What did Abram do? He simply believed what God had told him. He trusted the Lord and he was immediately justified. What we have here is the first portrait of the moment of justification. It has been portrayed again and again throughout the history of the people of God, celebrated in millions of sermons and made the theme of thousands of hymns. God makes us a promise of forgiveness and sonship and the certainty of getting to heaven, and we trust God and we are declared righteous.

Jesus thy blood and righteousness,

My beauty are, my glorious dress.

In distant worlds in these arrayed

With joy shall I lift up my head. (Zinzendorf).

This moment could happen for you today, because justification is not a progressive work, in other words, it is not some long process. Justification is a verdict delivered by God in a moment akin to, “Not guilty . . . acquitted . . . accepted . . . forgiven . . .” It happens to one has not done good works to earn his acceptance by God, rather justification comes by entrusting your life to God’s good news.

Does this righteousness come to those who have achieved some degree of godliness first? No, godliness is the fruit of justification, not the grounds of justification. Abraham was a sinning imperfect man. For seventy-five years of his life he had worshipped idols. He was to sin again and again, and yet he entrusted himself for time and eternity to the God who had made himself known to him, the God who made exceeding great and precious promises, and Abram was justified. It is the same today and ever shall be. The ungodly who trust in the Lord are declared righteous by God. It is an utterly shocking message to the natural man. It jars with all his judicial sentiments. Good judges should be men who justify the righteous, and who condemn the sinful. How can God justify the sinful who say their only hope is Jesus Christ? Because Christ, the one and only godly man, lived the life that we should live but have failed to do. He lived it as the God man and so his righteous obedience is infinite, eternal and unchangeable. He also died to make full and perfect atonement for the sins of the ungodly. So that through Jesus Christ, and for his sake, God justifies all who trust in him.
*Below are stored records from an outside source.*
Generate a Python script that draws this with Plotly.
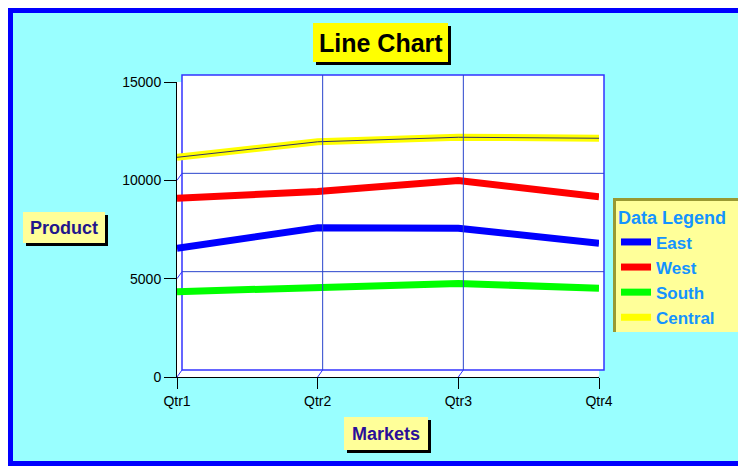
import plotly.graph_objects as go

# ---- data ----
quarters = ["Qtr1", "Qtr2", "Qtr3", "Qtr4"]
east = [6550, 7590, 7560, 6800]
west = [9085, 9430, 9985, 9170]
south = [4340, 4560, 4760, 4510]
central = [11170, 11960, 12190, 12140]
y_ticks = [0, 5000, 10000, 15000]

series_names = ["East", "West", "South", "Central"]
series_values = [east, west, south, central]
series_colors = ["#0000FF", "#FF0000", "#00FF00", "#FFFF00"]

# ---- geometry (pixels); page body has an 8px margin ----
OFF = 8
WIDTH, HEIGHT = 746 - OFF, 466 - OFF
ML, MR, MT, MB = 177 - OFF, 746 - 599, 82 - OFF, 466 - 377
PW = WIDTH - ML - MR
PH = HEIGHT - MT - MB
DX, DY = 5, 7  # 3D depth offset of front face


def px(x):
    return (x - OFF - ML) / PW


def py(y):
    return (HEIGHT - MB - (y - OFF)) / PH


FONT = "Liberation Sans, Arial, sans-serif"
GRID = "#2a44cc"
FACE = "#3333FF"

fig = go.Figure()
for name, vals, col in zip(series_names, series_values, series_colors):
    fig.add_trace(go.Scatter(x=quarters, y=vals, name=name, mode="lines",
                             line=dict(color=col, width=7)))
# thin dark line running inside the Central band
fig.add_trace(go.Scatter(x=quarters, y=central, mode="lines", showlegend=False,
                         hoverinfo="skip", line=dict(color="#333366", width=1)))

shapes = []
# outer frame
shapes.append(dict(type="rect", xref="paper", yref="paper", layer="below",
                   x0=px(10), x1=px(770), y0=py(464), y1=py(10),
                   fillcolor="#99FFFF", line=dict(color="#0000FF", width=6)))
# white planes
shapes.append(dict(type="rect", xref="paper", yref="paper", layer="below",
                   x0=0, x1=1, y0=0, y1=1, fillcolor="white", line=dict(width=0)))
shapes.append(dict(type="rect", xref="paper", yref="paper", layer="below",
                   x0=DX / PW, x1=1 + DX / PW, y0=DY / PH, y1=1 + DY / PH,
                   fillcolor="white", line=dict(color=FACE, width=1.5)))
# front-face gridlines
for v in y_ticks[1:-1]:
    shapes.append(dict(type="line", xref="paper", yref="y", ysizemode="pixel",
                       yanchor=v, x0=DX / PW, x1=1 + DX / PW, y0=DY, y1=DY,
                       line=dict(color=GRID, width=1)))
for q in quarters[1:-1]:
    shapes.append(dict(type="line", xref="x", xsizemode="pixel", xanchor=q,
                       yref="paper", x0=DX, x1=DX, y0=DY / PH, y1=1 + DY / PH,
                       line=dict(color=GRID, width=1)))
# 3D connectors
for v in y_ticks:
    shapes.append(dict(type="line", xref="x", xsizemode="pixel", xanchor=quarters[0],
                       yref="y", ysizemode="pixel", yanchor=v,
                       x0=0, x1=DX, y0=0, y1=DY, line=dict(color=FACE, width=1)))
for q in quarters[1:]:
    shapes.append(dict(type="line", xref="x", xsizemode="pixel", xanchor=q,
                       yref="y", ysizemode="pixel", yanchor=0,
                       x0=0, x1=DX, y0=0, y1=DY, line=dict(color=FACE, width=1)))


def boxed(x0, y0, x1, y1, fill, shadow=3):
    shapes.append(dict(type="rect", xref="paper", yref="paper", layer="below",
                       x0=px(x0 + shadow), x1=px(x1 + shadow),
                       y0=py(y1 + shadow), y1=py(y0 + shadow),
                       fillcolor="black", line=dict(width=0)))
    shapes.append(dict(type="rect", xref="paper", yref="paper", layer="below",
                       x0=px(x0), x1=px(x1), y0=py(y1), y1=py(y0),
                       fillcolor=fill, line=dict(width=0)))


boxed(313, 23, 448, 62, "#FFFF00")
boxed(23, 212, 105, 243, "#FFFF99")
boxed(344, 417, 428, 450, "#FFFF99")

# legend box
shapes.append(dict(type="rect", xref="paper", yref="paper", layer="below",
                   x0=px(613), x1=px(743), y0=py(332), y1=py(198),
                   fillcolor="#FFFF99", line=dict(width=0)))
shapes.append(dict(type="line", xref="paper", yref="paper", layer="below",
                   x0=px(614.5), x1=px(614.5), y0=py(332), y1=py(198),
                   line=dict(color="#999933", width=3)))
shapes.append(dict(type="line", xref="paper", yref="paper", layer="below",
                   x0=px(613), x1=px(743), y0=py(199.5), y1=py(199.5),
                   line=dict(color="#999933", width=3)))

annotations = [
    dict(text="Line Chart", xref="paper", yref="paper", x=px(381), y=py(43),
         showarrow=False, xanchor="center", yanchor="middle",
         font=dict(family=FONT, size=25, color="black", weight="bold")),
    dict(text="Product", xref="paper", yref="paper", x=px(64), y=py(228),
         showarrow=False, xanchor="center", yanchor="middle",
         font=dict(family=FONT, size=18, color="#22168C", weight="bold")),
    dict(text="Markets", xref="paper", yref="paper", x=px(386), y=py(434),
         showarrow=False, xanchor="center", yanchor="middle",
         font=dict(family=FONT, size=18, color="#2A0F99", weight="bold")),
]

fig.update_layout(
    width=WIDTH, height=HEIGHT,
    margin=dict(l=ML, r=MR, t=MT, b=MB, pad=0),
    paper_bgcolor="white", plot_bgcolor="rgba(0,0,0,0)",
    shapes=shapes, annotations=annotations,
    showlegend=True,
    legend=dict(x=px(616), y=py(201), xanchor="left", yanchor="top",
                bgcolor="rgba(0,0,0,0)", borderwidth=0, itemwidth=30,
                title=dict(text="Data Legend",
                           font=dict(family=FONT, size=18, color="#1493FF", weight="bold")),
                font=dict(family=FONT, size=17, color="#1493FF", weight="bold")),
    xaxis=dict(type="category", categoryorder="array", categoryarray=quarters,
               range=[0, len(quarters) - 1], showgrid=False, zeroline=False,
               showline=True, linecolor="black", linewidth=1,
               ticks="outside", ticklen=11, tickcolor="black",
               tickfont=dict(family=FONT, size=14, color="black"), automargin=False),
    yaxis=dict(range=[0, 15000], tickvals=y_ticks, tickformat="d",
               showgrid=False, zeroline=False,
               showline=True, linecolor="black", linewidth=1,
               ticks="outside", ticklen=12, tickcolor="black",
               tickfont=dict(family=FONT, size=14, color="black"), automargin=False),
)

fig.write_html("out.html")
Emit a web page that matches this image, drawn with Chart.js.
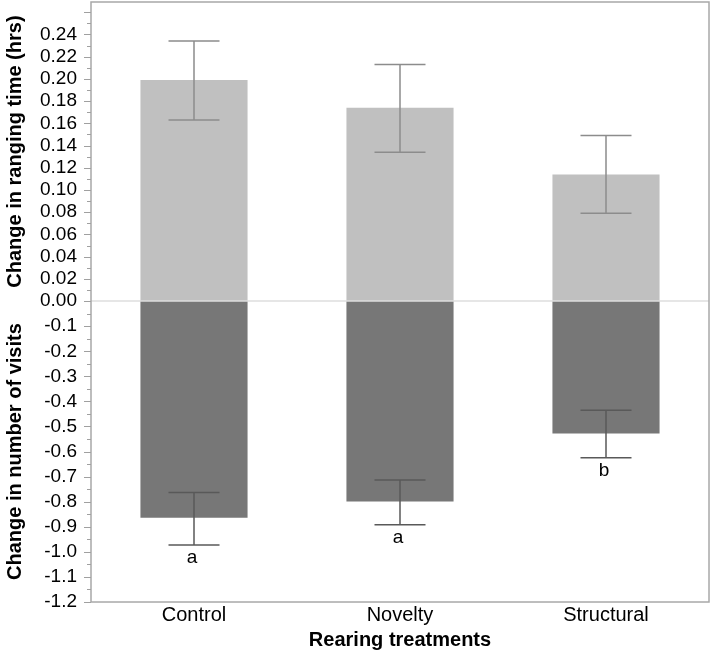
<!DOCTYPE html>
<html>
<head>
<meta charset="utf-8">
<script src="https://cdn.jsdelivr.net/npm/chart.js@4.4.1/dist/chart.umd.min.js"></script>
<style>
  html, body { margin: 0; padding: 0; background: #fff; }
  #wrap { width: 711px; height: 653px; }
</style>
</head>
<body>
<div id="wrap"><canvas id="chart"></canvas></div>
<script>
// values
const treatments = ["Control", "Novelty", "Structural"];
const rangingMean = [0.199, 0.174, 0.114];
const rangingUpper = [0.234, 0.213, 0.149];
const rangingLower = [0.163, 0.134, 0.079];
const visitsMean = [-0.864, -0.799, -0.528];
const visitsUpper = [-0.763, -0.713, -0.435];
const visitsLower = [-0.973, -0.892, -0.625];
const groupLetters = ["a", "a", "b"];
const rangingTicks = [0.00, 0.02, 0.04, 0.06, 0.08, 0.10, 0.12, 0.14, 0.16, 0.18, 0.20, 0.22, 0.24];
const visitsTicks = [-0.1, -0.2, -0.3, -0.4, -0.5, -0.6, -0.7, -0.8, -0.9, -1.0, -1.1, -1.2];

// the upper half is in hours, the lower in visits: 0.02 hrs takes the room of ~0.0886 visits
const HRS = 4.432;
const toAxis = (h) => h * HRS;

const font = "'Liberation Sans', Arial, sans-serif";

const decorations = {
  id: "decorations",
  afterDatasetsDraw(chart) {
    const ctx = chart.ctx;
    const area = chart.chartArea;
    const x = chart.scales.x;
    const y = chart.scales.y;
    ctx.save();

    // zero line
    const y0 = y.getPixelForValue(0);
    ctx.strokeStyle = "#dedede";
    ctx.lineWidth = 1.5;
    ctx.beginPath();
    ctx.moveTo(area.left, y0);
    ctx.lineTo(area.right, y0);
    ctx.stroke();

    // error bars
    function errBar(cx, a, b, color) {
      ctx.strokeStyle = color;
      ctx.lineWidth = 1.5;
      ctx.beginPath();
      ctx.moveTo(cx, a); ctx.lineTo(cx, b);
      ctx.moveTo(cx - 25.5, a); ctx.lineTo(cx + 25.5, a);
      ctx.moveTo(cx - 25.5, b); ctx.lineTo(cx + 25.5, b);
      ctx.stroke();
    }
    treatments.forEach((t, i) => {
      const cx = x.getPixelForValue(i);
      errBar(cx, y.getPixelForValue(toAxis(rangingUpper[i])), y.getPixelForValue(toAxis(rangingLower[i])), "#8c8c8c");
      errBar(cx, y.getPixelForValue(visitsUpper[i]), y.getPixelForValue(visitsLower[i]), "#595959");
      ctx.fillStyle = "#000";
      ctx.font = "19px " + font;
      ctx.textAlign = "center";
      ctx.textBaseline = "middle";
      ctx.fillText(groupLetters[i], cx - 2, y.getPixelForValue(visitsLower[i]) + 13);
    });

    // frame
    ctx.strokeStyle = "#a8a8a8";
    ctx.lineWidth = 1.5;
    ctx.strokeRect(area.left, area.top, area.right - area.left, area.bottom - area.top);

    // tick marks, major and minor
    ctx.strokeStyle = "#a0a0a0";
    ctx.lineWidth = 1;
    function mark(v, len) {
      const py = Math.round(y.getPixelForValue(v)) + 0.5;
      ctx.beginPath();
      ctx.moveTo(area.left - len, py);
      ctx.lineTo(area.left, py);
      ctx.stroke();
    }
    rangingTicks.forEach((h) => mark(toAxis(h), 7));
    visitsTicks.forEach((v) => mark(v, 7));
    for (let k = 1; k <= 26; k += 1) {
      if (k % 2 === 1 || k === 26) mark(toAxis(k / 100), k === 26 ? 7 : 4);
    }
    for (let k = 1; k < 24; k += 2) mark(-k * 0.05, 4);

    // axis titles
    ctx.fillStyle = "#000";
    ctx.font = "bold 20px " + font;
    ctx.textAlign = "center";
    ctx.textBaseline = "middle";
    ctx.save();
    ctx.translate(15, (area.top + y0) / 2);
    ctx.rotate(-Math.PI / 2);
    ctx.fillText("Change in ranging time (hrs)", 0, 0);
    ctx.restore();
    ctx.save();
    ctx.translate(15, (y0 + area.bottom) / 2);
    ctx.rotate(-Math.PI / 2);
    ctx.fillText("Change in number of visits", 0, 0);
    ctx.restore();
    ctx.fillText("Rearing treatments", (area.left + area.right) / 2, 640);

    ctx.restore();
  },
};

new Chart(document.getElementById("chart"), {
  type: "bar",
  data: {
    labels: treatments,
    datasets: [
      { label: "Ranging time", data: rangingMean.map(toAxis), backgroundColor: "#c0c0c0" },
      { label: "Visits", data: visitsMean, backgroundColor: "#777777" },
    ],
  },
  options: {
    responsive: true,
    maintainAspectRatio: false,
    animation: false,
    layout: { padding: { top: 2, right: 2, left: 0, bottom: 0 } },
    plugins: { legend: { display: false }, tooltip: { enabled: false } },
    datasets: { bar: { categoryPercentage: 1, barPercentage: 0.52 } },
    scales: {
      x: {
        stacked: true,
        grid: { display: false, drawTicks: false },
        border: { display: false },
        ticks: { color: "#000", padding: 1, font: { family: font, size: 20 } },
        afterFit(scale) {
          scale.height = 51;
          scale.paddingLeft = 0;
          scale.paddingRight = 0;
        },
      },
      y: {
        stacked: true,
        min: -1.2,
        max: 1.193,
        grid: { display: false, drawTicks: false },
        border: { display: false },
        afterBuildTicks(scale) {
          scale.ticks = visitsTicks.map((v) => ({ value: v })).reverse()
            .concat(rangingTicks.map((h) => ({ value: toAxis(h) })));
        },
        afterFit(scale) {
          scale.width = 91;
          scale.paddingTop = 0;
          scale.paddingBottom = 0;
        },
        ticks: {
          autoSkip: false,
          color: "#000",
          padding: 14,
          font: { family: font, size: 19 },
          callback: (value) => (value > -1e-6 ? (value / HRS).toFixed(2) : value.toFixed(1)),
        },
      },
    },
  },
  plugins: [decorations],
});
</script>
</body>
</html>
Abram’s faith was credited to him as righteousness. Not his works or his love or the fruit of faith, but his trust in the speaking God – Abram’s faith alone in the Lord alone was credited as righteousness. So here we are today as sinners on the brink of hell. We are not in a mere self-imposed condition of alienation, but we are under under a God-imposed sentence of condemnation. How shall we escape a just punishment for our sins? How shall we get right with God, be forgiven, acquitted, counted as righteous in his presence rather than guilty and ungodly? Answer: by trusting in the One who justifies the ungodly. Christ the Son of Abraham, died to pay our debt. Christ the Son of Mary lived to provide our righteousness. Christ the Son of God has infinite merit, and he offers himself to be our total and complete answer to sin and shame. When we despair of ourselves and when we trust the God who justifies the ungodly, God reckons our sin as punished on the cross, and God reckons Christ’s righteousness as imputed to us. Do you want to be right with God? Do you want to have under you life a firm unshakable foundation for eternity? Do you want peace that passes all understanding? Trust in the compassionate, speaking Lord and his salvation, the one provided by the God and Father of Jesus Christ, the One who justifies the ungodly. Trust in him. Trust right into him. Entrust all you have to all he is.